Science Proves Brits Are Correct To Heat Up Water In A Kettle

Remember Michelle from North Carolina? She was the TikTok user who set off an international incident by demonstrating how to make "British hot tea" that involved heating up water in the microwave and then dunking the tea bag. Eventually the British ambassador to Washington, D.C., was forced to weigh in and recruit several "military advisors" to demonstrate the real way to make British hot tea.

Now the Chinese have weighed in—specifically Chinese scientists. And I trust them, even more than the British military advisors, because not only are they scientists, the Chinese invented tea. (Specifically, Emperor Shennong in the year 2737 BCE, at least according to legend. It is a fact that by the 8th century CE, Chinese scholars were composing learned texts on the proper way to prepare and drink tea. At that point, the arrival of tea in England was still more than 800 years away.)

In a study published this week in the journal AIP Advances from the American Institute of Physics, the scientists found that microwaves heat water unevenly.

CNN explains:

Typically, when a liquid is being warmed, the heating source — a stove or electric kettle for example — heats the container from below and the process of convection means that as liquid toward the bottom of the container warms up, it becomes less dense and moves to the top, allowing a cooler section of the liquid to contact the heat source. This ultimately results in a uniform temperature throughout the container.

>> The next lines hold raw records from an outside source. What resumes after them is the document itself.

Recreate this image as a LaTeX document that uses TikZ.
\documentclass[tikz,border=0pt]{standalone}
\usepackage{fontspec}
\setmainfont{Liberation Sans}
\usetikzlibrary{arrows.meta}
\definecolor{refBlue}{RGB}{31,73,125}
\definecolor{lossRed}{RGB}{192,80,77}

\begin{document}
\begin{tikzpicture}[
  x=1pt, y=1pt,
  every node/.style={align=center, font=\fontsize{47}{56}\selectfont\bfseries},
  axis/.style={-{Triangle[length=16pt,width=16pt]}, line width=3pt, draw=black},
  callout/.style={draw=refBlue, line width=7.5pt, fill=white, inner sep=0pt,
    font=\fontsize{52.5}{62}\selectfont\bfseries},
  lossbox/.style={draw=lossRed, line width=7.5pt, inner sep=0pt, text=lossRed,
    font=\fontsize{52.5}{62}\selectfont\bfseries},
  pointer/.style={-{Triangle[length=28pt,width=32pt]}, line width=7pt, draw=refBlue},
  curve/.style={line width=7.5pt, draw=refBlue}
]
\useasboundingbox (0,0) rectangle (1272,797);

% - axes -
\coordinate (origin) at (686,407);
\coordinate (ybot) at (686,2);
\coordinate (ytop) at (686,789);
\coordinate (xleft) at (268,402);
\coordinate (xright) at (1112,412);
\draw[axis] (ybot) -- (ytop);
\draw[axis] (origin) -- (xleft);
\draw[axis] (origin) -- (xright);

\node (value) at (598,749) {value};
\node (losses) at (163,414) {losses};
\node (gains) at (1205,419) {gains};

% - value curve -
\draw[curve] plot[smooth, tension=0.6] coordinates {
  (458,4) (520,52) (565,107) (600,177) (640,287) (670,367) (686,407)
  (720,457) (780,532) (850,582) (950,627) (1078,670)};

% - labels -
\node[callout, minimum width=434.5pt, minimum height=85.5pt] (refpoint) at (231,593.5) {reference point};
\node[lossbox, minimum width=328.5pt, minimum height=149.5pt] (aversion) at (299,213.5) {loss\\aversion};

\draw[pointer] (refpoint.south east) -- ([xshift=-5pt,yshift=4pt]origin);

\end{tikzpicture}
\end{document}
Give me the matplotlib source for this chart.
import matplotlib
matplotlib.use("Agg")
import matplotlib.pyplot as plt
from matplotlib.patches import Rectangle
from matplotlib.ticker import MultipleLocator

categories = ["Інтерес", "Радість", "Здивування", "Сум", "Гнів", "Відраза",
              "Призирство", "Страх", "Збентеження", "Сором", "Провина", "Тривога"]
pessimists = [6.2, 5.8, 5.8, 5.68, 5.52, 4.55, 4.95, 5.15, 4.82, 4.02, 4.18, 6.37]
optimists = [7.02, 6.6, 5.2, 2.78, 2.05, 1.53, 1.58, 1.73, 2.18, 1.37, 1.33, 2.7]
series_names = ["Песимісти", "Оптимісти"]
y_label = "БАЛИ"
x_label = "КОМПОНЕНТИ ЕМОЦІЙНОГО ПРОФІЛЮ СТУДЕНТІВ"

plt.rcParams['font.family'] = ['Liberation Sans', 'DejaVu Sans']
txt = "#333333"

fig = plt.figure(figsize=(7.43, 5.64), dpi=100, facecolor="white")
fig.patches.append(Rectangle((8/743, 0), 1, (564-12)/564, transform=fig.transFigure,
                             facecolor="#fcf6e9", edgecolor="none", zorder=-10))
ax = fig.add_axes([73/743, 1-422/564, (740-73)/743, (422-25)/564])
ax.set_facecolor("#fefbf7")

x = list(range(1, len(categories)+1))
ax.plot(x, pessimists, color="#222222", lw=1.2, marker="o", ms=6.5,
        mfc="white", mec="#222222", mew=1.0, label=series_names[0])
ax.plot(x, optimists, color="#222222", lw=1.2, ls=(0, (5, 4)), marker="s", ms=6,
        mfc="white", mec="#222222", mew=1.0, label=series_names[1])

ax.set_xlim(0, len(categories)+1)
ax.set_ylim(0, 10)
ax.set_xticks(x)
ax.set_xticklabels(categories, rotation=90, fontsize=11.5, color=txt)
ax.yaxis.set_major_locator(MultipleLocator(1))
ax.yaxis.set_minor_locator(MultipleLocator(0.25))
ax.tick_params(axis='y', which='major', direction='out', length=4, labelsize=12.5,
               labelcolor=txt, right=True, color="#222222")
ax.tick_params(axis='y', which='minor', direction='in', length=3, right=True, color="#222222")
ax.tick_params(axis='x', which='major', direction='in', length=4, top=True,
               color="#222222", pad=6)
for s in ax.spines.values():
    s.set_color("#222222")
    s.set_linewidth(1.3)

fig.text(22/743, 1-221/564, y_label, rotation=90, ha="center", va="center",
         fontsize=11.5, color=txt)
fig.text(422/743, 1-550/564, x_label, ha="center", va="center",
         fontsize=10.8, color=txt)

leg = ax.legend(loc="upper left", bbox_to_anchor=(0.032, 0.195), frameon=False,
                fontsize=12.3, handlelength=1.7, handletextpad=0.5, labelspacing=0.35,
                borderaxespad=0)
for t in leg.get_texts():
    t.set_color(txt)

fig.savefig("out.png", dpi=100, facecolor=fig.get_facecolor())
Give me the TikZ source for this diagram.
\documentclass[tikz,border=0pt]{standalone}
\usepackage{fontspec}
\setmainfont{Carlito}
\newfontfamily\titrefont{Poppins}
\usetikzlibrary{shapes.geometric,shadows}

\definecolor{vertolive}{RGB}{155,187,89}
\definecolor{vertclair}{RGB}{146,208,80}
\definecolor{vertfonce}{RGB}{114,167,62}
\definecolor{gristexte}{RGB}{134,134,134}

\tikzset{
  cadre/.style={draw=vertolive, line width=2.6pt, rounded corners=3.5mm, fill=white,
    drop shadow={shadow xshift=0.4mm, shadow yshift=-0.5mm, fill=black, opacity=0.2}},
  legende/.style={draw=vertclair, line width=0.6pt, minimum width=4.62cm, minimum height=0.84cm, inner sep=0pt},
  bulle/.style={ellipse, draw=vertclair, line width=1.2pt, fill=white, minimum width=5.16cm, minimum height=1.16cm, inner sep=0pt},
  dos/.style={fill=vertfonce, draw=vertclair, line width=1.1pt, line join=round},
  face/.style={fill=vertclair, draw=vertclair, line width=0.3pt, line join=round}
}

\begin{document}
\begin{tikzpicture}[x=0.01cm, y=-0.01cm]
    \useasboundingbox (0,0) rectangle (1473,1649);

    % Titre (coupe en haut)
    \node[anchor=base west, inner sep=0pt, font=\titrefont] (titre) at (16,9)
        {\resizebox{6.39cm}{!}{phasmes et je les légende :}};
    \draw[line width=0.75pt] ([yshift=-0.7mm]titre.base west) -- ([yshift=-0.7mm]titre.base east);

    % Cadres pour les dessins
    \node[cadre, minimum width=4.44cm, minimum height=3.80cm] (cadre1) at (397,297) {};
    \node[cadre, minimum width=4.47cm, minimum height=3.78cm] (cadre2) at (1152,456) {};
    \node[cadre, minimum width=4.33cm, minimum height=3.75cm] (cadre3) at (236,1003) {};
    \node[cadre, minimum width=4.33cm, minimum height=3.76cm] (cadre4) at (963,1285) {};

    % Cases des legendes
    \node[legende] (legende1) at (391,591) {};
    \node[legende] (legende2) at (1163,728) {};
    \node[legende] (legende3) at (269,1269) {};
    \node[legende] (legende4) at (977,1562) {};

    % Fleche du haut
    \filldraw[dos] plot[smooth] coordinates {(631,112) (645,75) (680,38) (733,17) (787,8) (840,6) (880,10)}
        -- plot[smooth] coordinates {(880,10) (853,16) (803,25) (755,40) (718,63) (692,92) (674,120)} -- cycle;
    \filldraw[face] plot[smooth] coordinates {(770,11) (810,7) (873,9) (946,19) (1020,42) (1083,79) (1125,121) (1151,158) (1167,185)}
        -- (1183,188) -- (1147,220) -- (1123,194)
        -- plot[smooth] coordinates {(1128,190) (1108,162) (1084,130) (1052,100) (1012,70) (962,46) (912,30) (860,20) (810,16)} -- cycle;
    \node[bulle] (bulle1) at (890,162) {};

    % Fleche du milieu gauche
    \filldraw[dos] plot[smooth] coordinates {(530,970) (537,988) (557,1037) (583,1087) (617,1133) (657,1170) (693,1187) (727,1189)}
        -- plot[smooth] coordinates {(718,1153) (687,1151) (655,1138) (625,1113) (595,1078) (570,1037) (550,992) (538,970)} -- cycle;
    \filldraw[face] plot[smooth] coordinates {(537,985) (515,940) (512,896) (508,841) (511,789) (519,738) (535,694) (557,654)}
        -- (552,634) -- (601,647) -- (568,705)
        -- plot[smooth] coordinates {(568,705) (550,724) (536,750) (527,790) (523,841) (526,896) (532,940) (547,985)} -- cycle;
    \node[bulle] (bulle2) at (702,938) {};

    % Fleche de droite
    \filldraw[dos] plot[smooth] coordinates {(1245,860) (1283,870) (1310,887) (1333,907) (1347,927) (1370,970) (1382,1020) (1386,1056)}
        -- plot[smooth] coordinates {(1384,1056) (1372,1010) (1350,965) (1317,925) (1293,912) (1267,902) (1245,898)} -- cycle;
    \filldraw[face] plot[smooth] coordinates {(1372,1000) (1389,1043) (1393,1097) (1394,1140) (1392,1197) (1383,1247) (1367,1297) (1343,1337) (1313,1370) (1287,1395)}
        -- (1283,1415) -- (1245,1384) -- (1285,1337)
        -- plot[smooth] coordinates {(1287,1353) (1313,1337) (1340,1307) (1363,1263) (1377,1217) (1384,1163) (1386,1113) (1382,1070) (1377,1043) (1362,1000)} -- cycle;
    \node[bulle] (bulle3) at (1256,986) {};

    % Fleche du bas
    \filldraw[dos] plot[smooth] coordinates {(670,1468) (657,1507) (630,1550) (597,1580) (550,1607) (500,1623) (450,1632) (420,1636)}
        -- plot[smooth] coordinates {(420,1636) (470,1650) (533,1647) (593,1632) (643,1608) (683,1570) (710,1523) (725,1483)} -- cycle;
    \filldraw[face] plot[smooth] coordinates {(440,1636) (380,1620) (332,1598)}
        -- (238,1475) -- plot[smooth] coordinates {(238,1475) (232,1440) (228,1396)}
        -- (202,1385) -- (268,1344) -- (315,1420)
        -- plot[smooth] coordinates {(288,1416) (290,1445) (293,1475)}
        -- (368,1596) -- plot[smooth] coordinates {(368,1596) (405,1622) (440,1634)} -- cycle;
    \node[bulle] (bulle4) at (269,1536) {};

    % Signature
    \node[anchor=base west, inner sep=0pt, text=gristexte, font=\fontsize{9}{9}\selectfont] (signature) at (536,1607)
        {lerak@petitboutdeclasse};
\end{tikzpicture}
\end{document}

However, in a microwave the heat source exists everywhere so the convection process doesn't occur.

Instead, the heat doesn't circulate and the water at the top of the cup is considerably hotter than the water at the bottom.

But! CNN found another group of scientists who may have a solution to this problem. The team at the University of Electronic Science & Technology of China found that if you put a rim of silver around the top of the cup, it serves as a conductor for the heat, circulating it more evenly throughout the cup. Yes, they know you're not supposed to put metal in a microwave. But they're scientists! "After carefully designing the metal structure at the appropriate size, the metal edge, which is prone to ignition, is located at weak field strength, where it can completely avoid ignition, so it is still safe," explains Baoqing Zeng, one of the researchers.

Still, it doesn't seem like Michelle from North Carolina was using one of those devices, so the Brits are still entitled to their outrage. So remember: if you want a real cup of British tea, fire up the kettle. But always, always put the loose tea in the pot, or a tea bag in the cup, before adding the hot water. I'm not sure why, but there's probably a scientific explanation for that, too.